Outra cor do ressentimento há de ser vista no elogio aos profissionais armados. Setor desprestigiado pela imprensa e pela academia, por décadas, vinha tendo lugar apenas em programas que respaldam acriticamente as ações policiais. Os homens de armas, gente que exerce a talvez mais difícil profissão de nossa sociedade, poucas vezes tiveram o reconhecimento que julgam justo. Certamente, com a ascensão conservadora de transição de séculos tiveram breves acenos de respeitabilidade. Até que encontraram no Capitão Nascimento do primeiro Tropa uma representação da qual se orgulhar. Aos poucos, foi tecida a narrativa de prestígio das Forças Auxiliares e as consequências estão aí. Esse tipo social, no Brasil de Bolsonaro, ajudou a abrir as porteiras do ressentimento, e não é gratuito que 2018 tenha recebido o caldo de uma onda de sargentos, tenentes, majores, capitães e delegados nos santinhos eleitorais.
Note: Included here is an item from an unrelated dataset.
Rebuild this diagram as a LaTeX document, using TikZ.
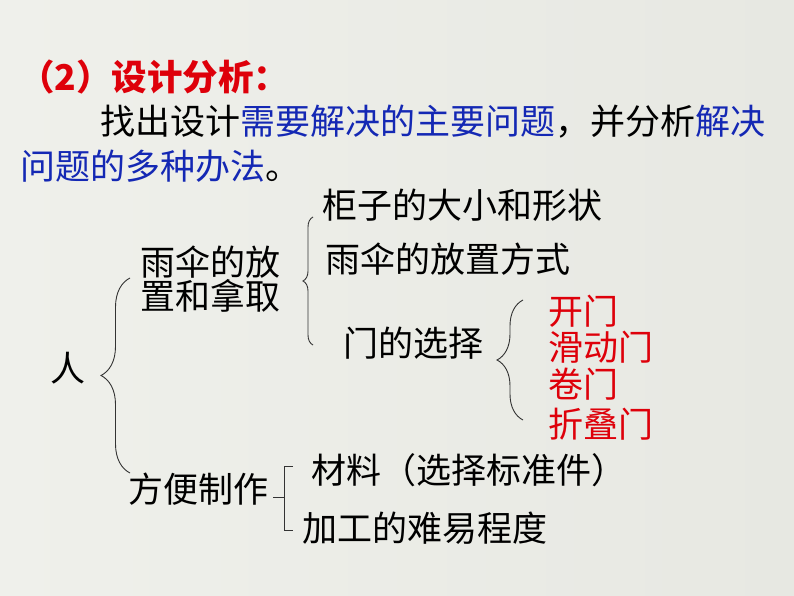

O soerguimento da cultura sertaneja, em sentido lato, tradicionalmente desqualificada nas faixas urbanas que inclusive as consome, é também um outro tom do ressentimento corrente. Menosprezados como brega, como inferior, por uma elite intelectual arrogante e insensível, os proponentes e propagadores dessa cultura viram um caipira orgulhoso e exitoso os convocar a bater no peito com igual convicção. O sertanejo não precisaria mais passar pelo salão de beleza do gênero universitário para se valorizar. Bolsonaro representa esse encontro estético e moral do Brasil central consigo mesmo.

Todos esses são cromas do período em que Bolsonaro emerge com o discurso e a moldura de melhor intérprete. Há um padrão nisso tudo. Não é que o ressentimento seja a característica definidora desses atores, correntes e grupos sociais. O ponto é que o ressentimento é um fator galvanizador, mobilizador e catalisador do contexto, e para o governo. Bolsonaro coesionou pessoas as mais distintas em um mesmo projeto de poder. O seu governo tem feito que os ressentidos, por não terem tido êxito naquilo que alguns filósofos chamariam de “luta por reconhecimento”, por terem sido humilhados, desprezados, abandonados, esquecidos, adquirissem orgulho de si e disposição para enfrentar quem os segregou na arena em que o país celebra novas rachaduras. Na ausência de intérpretes concorrentes críveis, foi o ex-capitão quem os espelhou.

Levantar esse assunto não é ensejo para avançar contra os grupos e setores sociais que apoiaram e apoiam o presidente. Bolsonaro servirá como uma grande lição para que o Brasil olhe mais para si mesmo com respeito e complacência, com dignidade e decência, sob pena de termos novamente a naturalização dos absurdos e a paralisia da vida nacional que ele tem nos trazido. Seria bom se pensássemos a dinâmica social e os reveses que surgem em seu interior à luz da oportunidade que demos até aqui às formas desse indesejável ressentimento coletivo. A complexidade do fenômeno do bolsonarismo é atravessada pelo casamento do ressentimento com o orgulho. A fim de lidar com ele, precisaremos reconhecer que não convém a gestação irresponsável de novos ressentidos.